Naashief and Chevon’s stories of runaway fires

In the last decade, Cape Town has become South Africa’s most fire prone city, with its sprawling informal settlements reporting the highest rate of shack-fire-related deaths in the country. One such settlement, Overcome Heights, is home to some 20,000 residents and is a hotspot of such tragedies. Evidence of this is seen in the charred black zinc sheets recycled to rebuild homes after each fire event, and heard in the stories of locals, virtually all of whom have personally suffered from the intersecting impacts of fires and violence.

Chevon, a long-term resident of this township, tells of her former neighbours - a father and his three children - who were burned alive having not reacted with the lightning instincts necessary to escape runaway fires, which rapidly consume entire communities. The sheer speed and destruction of these fires are such that the smallest of flames, such as from a neglected pot on the stove or a fallen candle, can create ferocious infernos.
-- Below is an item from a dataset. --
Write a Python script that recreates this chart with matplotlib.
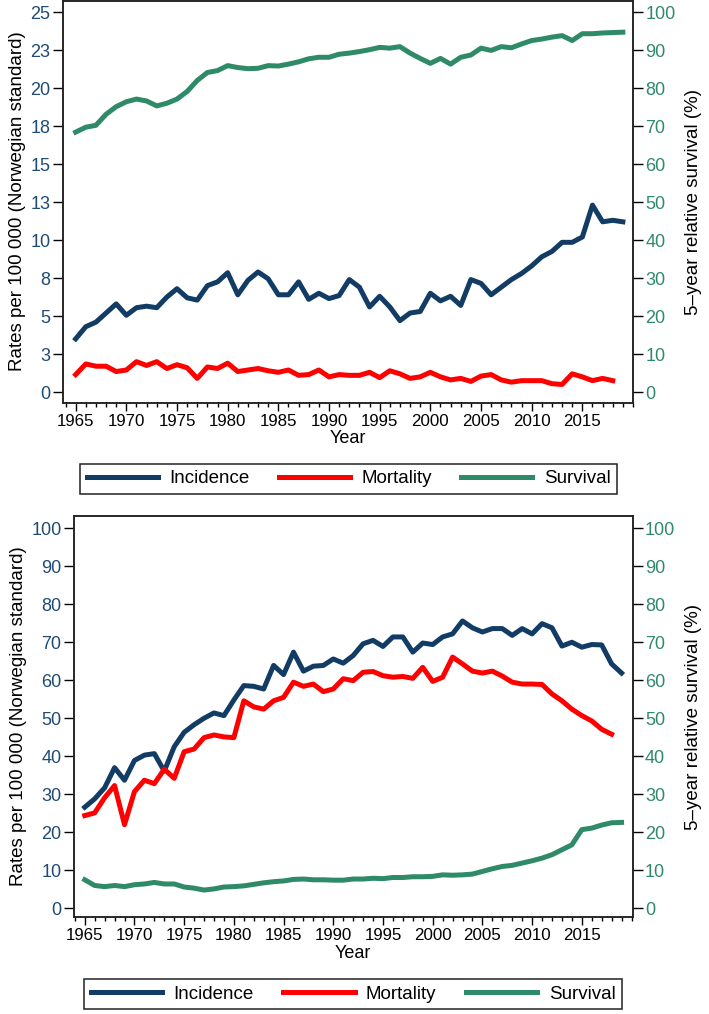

The challenge of fires is reflected not only in their wholesale destructive action, but also once subsided, in creating a frantic rush to reconstruct homes as the strictly informal nature of the community creates conditions whereby if residents don’t act with speed, then somebody else will simply build over the land where their shacks once stood. The impromptu, arbitrary nature of rebuilding is further compounded by issues of increasing population densities which result in the touch-tight proximity of shacks, with ‘streets’ consisting of walkways that are so narrow that one must often turn sideways to traverse them. The subsequent urban jungle provides perfect conditions for further runaway fires.

Former 11-year resident of Overcome Heights Phumzile suggests that there is a plethora of causes of local fires, but that all are derived from negligence, predominately from the “top down” but also from poor individual responsibility around matters of fire safety. A common cause that converges the two is the issue of illegal electrical connections, whereby inhabitants tamper with limited electricity sources in attempts to increase supply to their homes.

Constant fires further create an unstable environment of repeated deprivation cycles, which foster conditions for violence. Murder is a continuous fact of life in the settlement. Naashief, an 18-year resident of Overcome Heights trying to work his way out of the settlement, had a friend of 10 years shot dead two weeks before we spoke to him. Gangsters are becoming more of a problem in the community - Naashief is father to a young daughter, and conveys the difficulty of raising children in such an environment; he is terrified if his daughter is 5 minutes late coming home from school.

In Overcome Heights, fire and crime converge to adversely impact residents economically, physically, and psychologically. Climate change is projected to intensify the weather conditions that contribute to the likelihood and intensity of fires in the community. The Water and Fire project aims to engage with the township’s community to identify where and how the causes and fallout of runaway fires can be mitigated, helping wider progress towards a safer socio-cultural environment.